- THE TASK -
Only the lines from the one with "Clone this chart in Plotly." to the one with "import plotly.graph_objects as go", both included, should be output, without any images.

BEGIN RECORDS FOR THIS TASK

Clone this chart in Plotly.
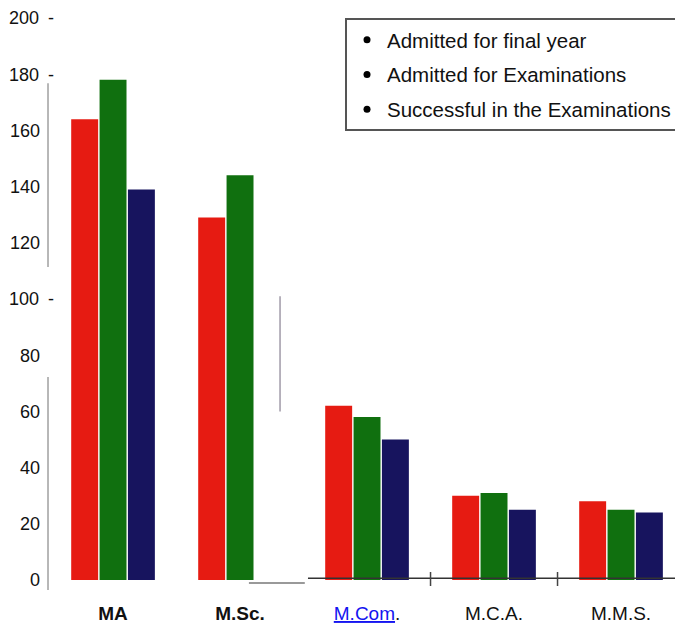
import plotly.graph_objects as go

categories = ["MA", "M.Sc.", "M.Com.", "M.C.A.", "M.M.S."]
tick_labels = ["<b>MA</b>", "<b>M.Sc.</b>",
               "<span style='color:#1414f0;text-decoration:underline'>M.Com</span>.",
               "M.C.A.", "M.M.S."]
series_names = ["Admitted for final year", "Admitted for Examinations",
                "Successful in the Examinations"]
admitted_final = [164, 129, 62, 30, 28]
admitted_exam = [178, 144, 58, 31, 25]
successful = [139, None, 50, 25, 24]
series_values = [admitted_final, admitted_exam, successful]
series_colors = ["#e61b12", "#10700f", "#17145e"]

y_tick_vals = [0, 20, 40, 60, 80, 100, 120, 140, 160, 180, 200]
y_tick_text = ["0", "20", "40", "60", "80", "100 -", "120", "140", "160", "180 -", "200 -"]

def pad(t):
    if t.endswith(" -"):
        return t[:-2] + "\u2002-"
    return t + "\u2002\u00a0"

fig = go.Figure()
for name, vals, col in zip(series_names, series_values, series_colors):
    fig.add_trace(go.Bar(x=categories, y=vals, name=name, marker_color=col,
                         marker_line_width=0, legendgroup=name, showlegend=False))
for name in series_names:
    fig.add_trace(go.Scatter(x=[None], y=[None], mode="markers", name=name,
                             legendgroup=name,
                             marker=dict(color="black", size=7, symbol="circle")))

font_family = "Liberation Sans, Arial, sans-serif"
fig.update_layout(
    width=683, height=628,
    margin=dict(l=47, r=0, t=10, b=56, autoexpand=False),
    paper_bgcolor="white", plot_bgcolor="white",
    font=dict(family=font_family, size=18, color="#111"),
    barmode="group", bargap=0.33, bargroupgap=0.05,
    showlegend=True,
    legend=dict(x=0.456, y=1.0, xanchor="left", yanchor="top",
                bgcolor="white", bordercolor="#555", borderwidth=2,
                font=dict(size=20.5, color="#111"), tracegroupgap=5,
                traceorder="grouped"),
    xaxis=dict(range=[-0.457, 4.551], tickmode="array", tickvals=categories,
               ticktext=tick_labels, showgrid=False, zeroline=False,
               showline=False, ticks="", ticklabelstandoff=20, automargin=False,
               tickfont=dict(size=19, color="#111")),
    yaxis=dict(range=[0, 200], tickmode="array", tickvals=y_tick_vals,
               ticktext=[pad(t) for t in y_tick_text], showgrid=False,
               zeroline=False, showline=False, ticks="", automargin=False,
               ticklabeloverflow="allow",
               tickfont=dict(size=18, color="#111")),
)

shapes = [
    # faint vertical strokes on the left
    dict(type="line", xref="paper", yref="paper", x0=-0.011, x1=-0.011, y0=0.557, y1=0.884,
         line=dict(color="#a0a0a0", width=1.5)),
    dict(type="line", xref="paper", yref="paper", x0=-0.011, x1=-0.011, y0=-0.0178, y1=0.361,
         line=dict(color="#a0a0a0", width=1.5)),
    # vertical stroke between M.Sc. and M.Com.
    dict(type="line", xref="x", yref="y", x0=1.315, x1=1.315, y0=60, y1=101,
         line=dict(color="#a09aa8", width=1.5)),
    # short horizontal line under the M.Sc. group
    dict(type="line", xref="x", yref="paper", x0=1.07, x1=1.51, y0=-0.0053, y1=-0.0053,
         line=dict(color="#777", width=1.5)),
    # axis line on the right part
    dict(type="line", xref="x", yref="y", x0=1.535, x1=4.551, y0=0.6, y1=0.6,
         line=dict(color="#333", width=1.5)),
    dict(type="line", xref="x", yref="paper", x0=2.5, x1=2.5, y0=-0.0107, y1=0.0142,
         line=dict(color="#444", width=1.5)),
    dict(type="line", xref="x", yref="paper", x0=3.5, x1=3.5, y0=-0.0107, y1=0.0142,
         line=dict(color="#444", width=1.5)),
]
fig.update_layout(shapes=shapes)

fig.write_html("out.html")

END RECORDS FOR THIS TASK
BEGIN RECORDS FOR THIS TASK

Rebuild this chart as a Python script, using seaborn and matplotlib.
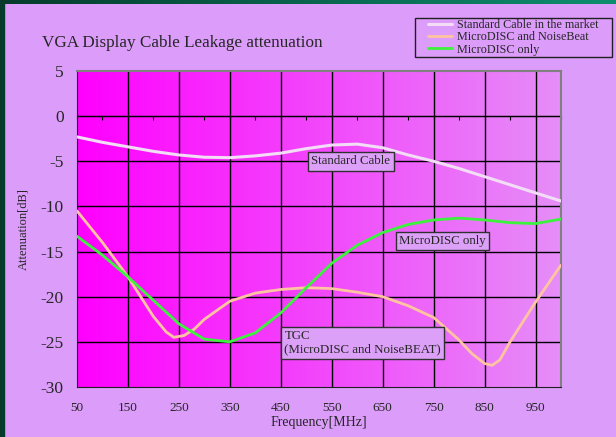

END RECORDS FOR THIS TASK

- EXPECTED OUTPUT -
Clone this chart in Plotly.
import plotly.graph_objects as go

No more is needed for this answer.